Nonlinear protocols ($\Pi_\text{ReLU}$, $\Pi_\text{MP}$): Built on the above two conditions: mask → threshold decrypt → compute ReLU/MaxPool on $r \cdot x$ → remove mask → recover $\text{Enc}(\text{ReLU}(x))$.
Supporting protocols ($\Pi_\text{EC}$, $\Pi_\text{FHE-PC}$): Handle encoding conversion (Coefficient ↔ SIMD) and parameter switching (large params for offline, small params for online) using the same masked data trick.
📊 Main Results:
- Supports dishonest-majority security: only 1 honest party needed (vs. $t < n/2$ for prior work).
- Generalizes to arbitrary $n$ parties without redesigning protocols.
- Achieves 4.9× speedup on ReLU, 6.7× on Max Pooling, 2.1× on full inference vs. CrypTFlow (WAN, 3-party).
⚠️ Limitations / Open Questions:
- Security model is semi-honest only — assumes parties follow the protocol but may try to learn from transcripts.
- Malicious adversary setting remains future work.

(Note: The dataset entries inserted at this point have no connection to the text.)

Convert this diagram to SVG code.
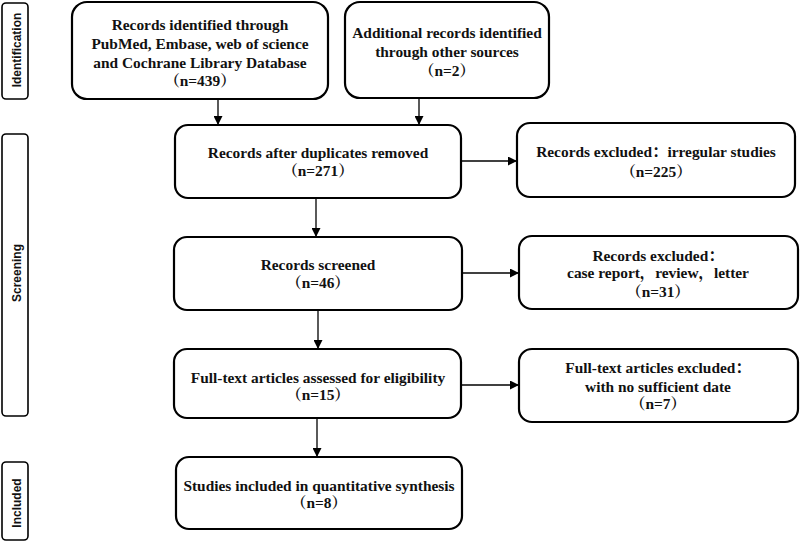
<svg xmlns="http://www.w3.org/2000/svg" width="800" height="541" viewBox="0 0 800 541">
<defs>
<marker id="arr" viewBox="0 0 10 10" refX="10" refY="5" markerWidth="9" markerHeight="9" markerUnits="userSpaceOnUse" orient="auto">
<path d="M0,0 L10,5 L0,10 Z" fill="#000"/>
</marker>
<style>
.box{fill:#fff;stroke:#000;stroke-width:2.2}
.side{fill:#fff;stroke:#000;stroke-width:1.6}
.t{font-family:"Liberation Serif","Noto Serif CJK SC","Noto Sans CJK SC",serif;font-weight:bold;font-size:15.4px;text-anchor:middle;fill:#111}
.s{font-family:"Liberation Sans",Arial,sans-serif;font-weight:bold;font-size:12px;text-anchor:middle;fill:#111}
.c{stroke:#000;stroke-width:1.3;fill:none;marker-end:url(#arr)}
</style>
</defs>
<rect width="800" height="541" fill="#fff"/>
<g id="side-identification">
<rect class="side" x="2" y="3" width="26" height="96" rx="4"/>
<text class="s" transform="translate(20.5,50) rotate(-90)">Identification</text>
</g>
<g id="side-screening">
<rect class="side" x="2" y="134" width="26" height="282" rx="4"/>
<text class="s" transform="translate(20.5,273) rotate(-90)">Screening</text>
</g>
<g id="side-included">
<rect class="side" x="2" y="462" width="26" height="78" rx="4"/>
<text class="s" transform="translate(20.5,503) rotate(-90)">Included</text>
</g>
<g id="connectors">
<line class="c" x1="218" y1="99" x2="218" y2="125"/>
<line class="c" x1="419" y1="98" x2="419" y2="125"/>
<line class="c" x1="461" y1="161" x2="517" y2="161"/>
<line class="c" x1="316" y1="198" x2="316" y2="237"/>
<line class="c" x1="462" y1="273" x2="519" y2="273"/>
<line class="c" x1="318" y1="310" x2="318" y2="349"/>
<line class="c" x1="461" y1="385" x2="519" y2="385"/>
<line class="c" x1="317" y1="418" x2="317" y2="457"/>
</g>
<g id="n1">
<rect class="box" x="72" y="2" width="256" height="97" rx="15"/>
<text class="t" x="200" y="30">Records identified through</text>
<text class="t" x="200" y="49">PubMed, Embase, web of science</text>
<text class="t" x="200" y="68">and Cochrane Library Database</text>
<text class="t" x="200" y="86">（n=439）</text>
</g>
<g id="n2">
<rect class="box" x="345" y="2" width="204" height="96" rx="15"/>
<text class="t" x="447" y="38">Additional records identified</text>
<text class="t" x="447" y="57">through other sources</text>
<text class="t" x="447" y="76">（n=2）</text>
</g>
<g id="n3">
<rect class="box" x="175" y="125" width="286" height="73" rx="13"/>
<text class="t" x="318" y="158">Records after duplicates removed</text>
<text class="t" x="318" y="176">（n=271）</text>
</g>
<g id="n4">
<rect class="box" x="517" y="123" width="278" height="74" rx="13"/>
<text class="t" x="656" y="157">Records excluded：irregular studies</text>
<text class="t" x="656" y="177">（n=225）</text>
</g>
<g id="n5">
<rect class="box" x="174" y="237" width="288" height="73" rx="13"/>
<text class="t" x="318" y="270">Records screened</text>
<text class="t" x="318" y="288">（n=46）</text>
</g>
<g id="n6">
<rect class="box" x="519" y="236" width="279" height="73" rx="13"/>
<text class="t" x="658" y="261">Records excluded：</text>
<text class="t" x="658" y="278">case report，review，letter</text>
<text class="t" x="658" y="297">（n=31）</text>
</g>
<g id="n7">
<rect class="box" x="174" y="349" width="287" height="69" rx="13"/>
<text class="t" x="318" y="383">Full-text articles assessed for eligibility</text>
<text class="t" x="318" y="400">（n=15）</text>
</g>
<g id="n8">
<rect class="box" x="519" y="349" width="279" height="73" rx="13"/>
<text class="t" x="658" y="373">Full-text articles excluded：</text>
<text class="t" x="658" y="392">with no sufficient date</text>
<text class="t" x="658" y="409">（n=7）</text>
</g>
<g id="n9">
<rect class="box" x="176" y="457" width="286" height="72" rx="13"/>
<text class="t" x="319" y="491">Studies included in quantitative synthesis</text>
<text class="t" x="319" y="508">（n=8）</text>
</g>
</svg>
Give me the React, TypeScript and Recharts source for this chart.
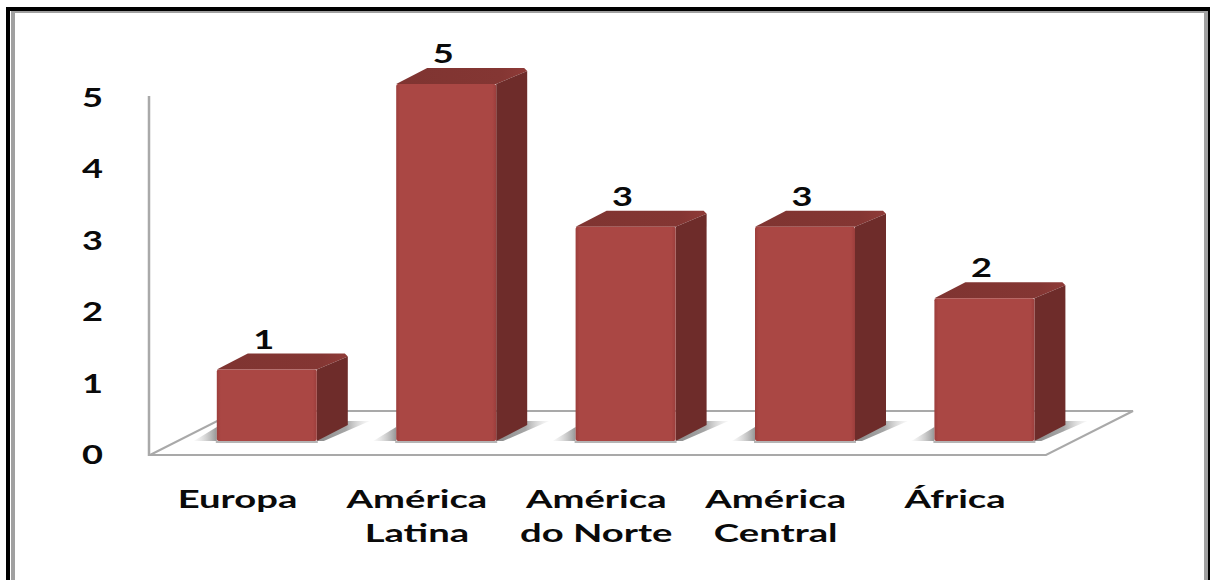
import { BarChart, Bar, XAxis, YAxis, LabelList, usePlotArea } from "recharts";

const REGIONS = ["Europa", "América Latina", "América do Norte", "América Central", "África"];
const COUNTS = [1, 5, 3, 3, 2];
const Y_TICKS = [0, 1, 2, 3, 4, 5];

const FONT = "Lato, sans-serif";
const DEPTH_X = 31;
const DEPTH_Y = 16;

const data = REGIONS.map((region, i) => ({ region, count: COUNTS[i] }));

// labels are drawn wide, so the text is stretched along x
function WideText({ x, y, children, size = 24.5, stretch = 1.56 }: any) {
  return (
    <text
      transform={`translate(${x},${y}) scale(${stretch},1)`}
      textAnchor="middle"
      fontFamily={FONT}
      fontWeight={700}
      fontSize={size}
      fill="#0a0a0a"
    >
      {children}
    </text>
  );
}

function Digit({ x, y, children }: any) {
  return (
    <WideText x={x} y={y} size={27} stretch={1.34}>
      {children}
    </WideText>
  );
}

// back wall edge and floor of the 3D box
function Floor() {
  const plot = usePlotArea();
  if (!plot) return null;
  const bottom = plot.y + plot.height;
  const right = plot.x + plot.width;
  const pts = [
    [plot.x - 26.8, bottom + 14],
    [right - 27.8, bottom + 14],
    [right + 59.2, bottom - 30],
    [plot.x + 60.2, bottom - 30],
  ];
  return (
    <g fill="none" stroke="#a9a9a9" strokeWidth={2}>
      <polygon points={pts.map((p) => p.join(",")).join(" ")} fill="#fff" />
      <line x1={pts[0][0] - 1} y1={pts[0][1] + 1} x2={pts[0][0] - 1} y2={plot.y + 12} strokeWidth={2.5} />
    </g>
  );
}

function Box({ x, y, width, height }: any) {
  const b = y + height;
  const r = x + width;
  return (
    <g>
      {/* floor shadow on both sides of the box */}
      <polygon points={`${x},${b} ${x},${b - 14} ${x - 23},${b}`} fill="url(#shadowLeft)" />
      <polygon
        points={`${r},${b} ${r + DEPTH_X - 2},${b - 20} ${r + DEPTH_X + 22},${b - 20} ${r + 7},${b}`}
        fill="url(#shadowRight)"
      />
      <rect x={x - 1} y={b} width={width + 2} height={2} fill="#b5b5b5" />
      <polygon
        points={`${x},${y} ${x + DEPTH_X},${y - DEPTH_Y} ${r + DEPTH_X - 3},${y - DEPTH_Y} ${r + DEPTH_X},${y - DEPTH_Y + 3} ${r},${y}`}
        fill="url(#boxTop)"
      />
      <polygon
        points={`${r},${y} ${r + DEPTH_X},${y - DEPTH_Y + 3} ${r + DEPTH_X},${b - DEPTH_Y} ${r},${b}`}
        fill="#6e2c2a"
      />
      <rect x={x} y={y} width={width} height={height} rx={2} fill="url(#boxFront)" />
    </g>
  );
}

function YTick({ x, y, payload }: any) {
  return (
    <Digit x={x - 76.3} y={y + 23}>
      {payload.value}
    </Digit>
  );
}

function XTick({ x, y, payload }: any) {
  // first word on one line, the rest below it
  const [first, ...rest] = payload.value.split(" ");
  return (
    <g>
      <WideText x={x - 29} y={y + 59}>
        {first}
      </WideText>
      {rest.length > 0 && (
        <WideText x={x - 29} y={y + 93}>
          {rest.join(" ")}
        </WideText>
      )}
    </g>
  );
}

function CountLabel({ x, y, width, value }: any) {
  return (
    <Digit x={x + width / 2 - 3} y={y - 21}>
      {value}
    </Digit>
  );
}

export default function App() {
  return (
    <div style={{ position: "absolute", left: 0, top: 0, width: 1210, height: 580, background: "#fff", overflow: "hidden" }}>
      {/* double frame */}
      <div style={{ position: "absolute", left: 6, top: 7, right: 0, bottom: -10, borderStyle: "solid", borderColor: "#000", borderWidth: "4px 2px 0 4px" }} />
      <div style={{ position: "absolute", left: 11, top: 11, right: 2, bottom: -10, borderStyle: "solid", borderColor: "#a0a0a0", borderWidth: "2px 4px 0 4px" }} />
      <div style={{ position: "absolute", left: 0, top: 0 }}>
        <BarChart
          width={1210}
          height={580}
          data={data}
          barSize={100}
          margin={{ top: 84, right: 136.2, bottom: 0, left: 99.3 }}
        >
          <defs>
            <linearGradient id="boxFront" x1="0" y1="0" x2="1" y2="0">
              <stop offset="0" stopColor="#9c3e3c" />
              <stop offset="0.04" stopColor="#aa4744" />
              <stop offset="0.96" stopColor="#aa4744" />
              <stop offset="1" stopColor="#9c3e3c" />
            </linearGradient>
            <linearGradient id="boxTop" x1="0" y1="0" x2="1" y2="0">
              <stop offset="0" stopColor="#7f3431" />
              <stop offset="0.8" stopColor="#843633" />
              <stop offset="1" stopColor="#8f3b38" />
            </linearGradient>
            <linearGradient id="shadowLeft" x1="0" y1="0" x2="1" y2="0">
              <stop offset="0" stopColor="#d0d0d0" stopOpacity={0.1} />
              <stop offset="1" stopColor="#969696" />
            </linearGradient>
            <linearGradient id="shadowRight" x1="0" y1="0" x2="1" y2="0">
              <stop offset="0" stopColor="#8c8c8c" />
              <stop offset="0.55" stopColor="#a6a6a6" />
              <stop offset="1" stopColor="#e0e0e0" stopOpacity={0.2} />
            </linearGradient>
          </defs>
          <Floor />
          <XAxis
            dataKey="region"
            interval={0}
            height={139}
            axisLine={false}
            tickLine={false}
            tick={<XTick />}
          />
          <YAxis
            type="number"
            domain={[0, 5]}
            ticks={Y_TICKS}
            width={77.5}
            axisLine={false}
            tickLine={false}
            tick={<YTick />}
          />
          <Bar dataKey="count" shape={<Box />} isAnimationActive={false}>
            <LabelList dataKey="count" content={<CountLabel />} />
          </Bar>
        </BarChart>
      </div>
    </div>
  );
}
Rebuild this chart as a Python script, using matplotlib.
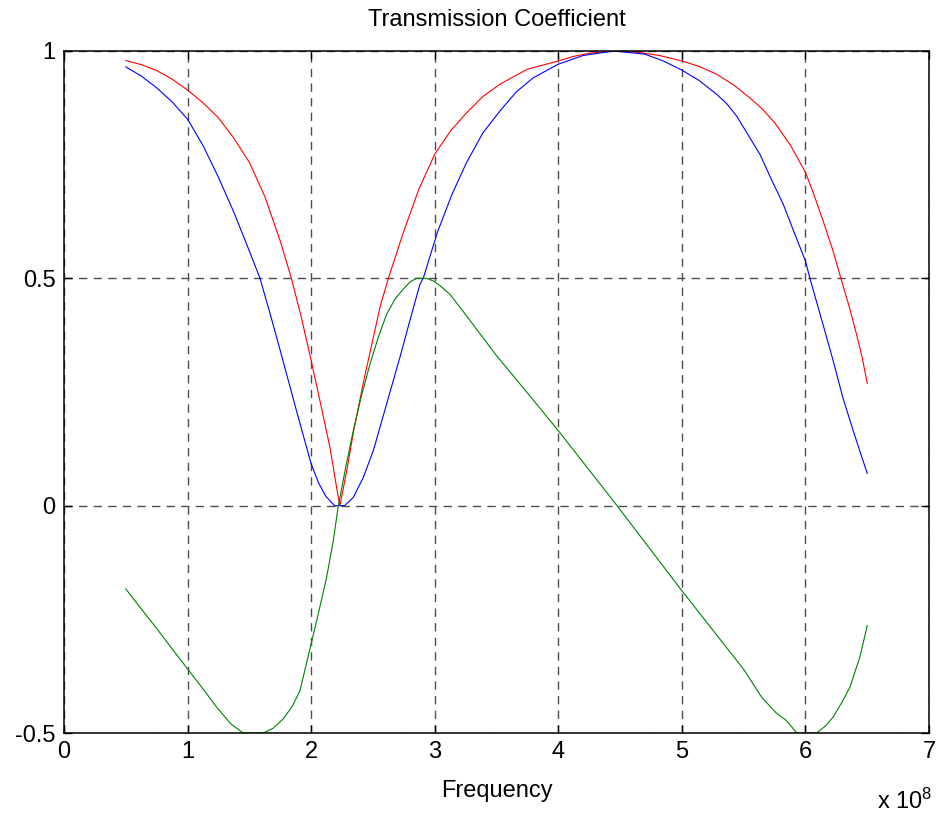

- GPU acceleration not yet integrated.
💡 Insight:
TFMD shows that combining two conceptually simple ideas — distributing the decryption key (Threshold FHE) and masking the input before decryption (Masked Data) — is enough to enable safe nonlinear computation over ciphertexts. The preprocessing/online phase separation further makes it practical, since the expensive randomness generation can be done ahead of time.
💬 Personal Comment:
Most prior work on secure inference approximates ReLU with polynomials to keep everything inside the FHE domain — a trade-off that sacrifices both exactness and security. What struck me about TFMD is that it sidesteps approximation entirely: by masking the input with a random $r$ before decryption, no party ever sees $x$, yet ReLU can be computed exactly on $r \cdot x$ in plaintext. It’s a surprisingly clean idea — masking alone turns out to be powerful enough to make exact nonlinear computation safe.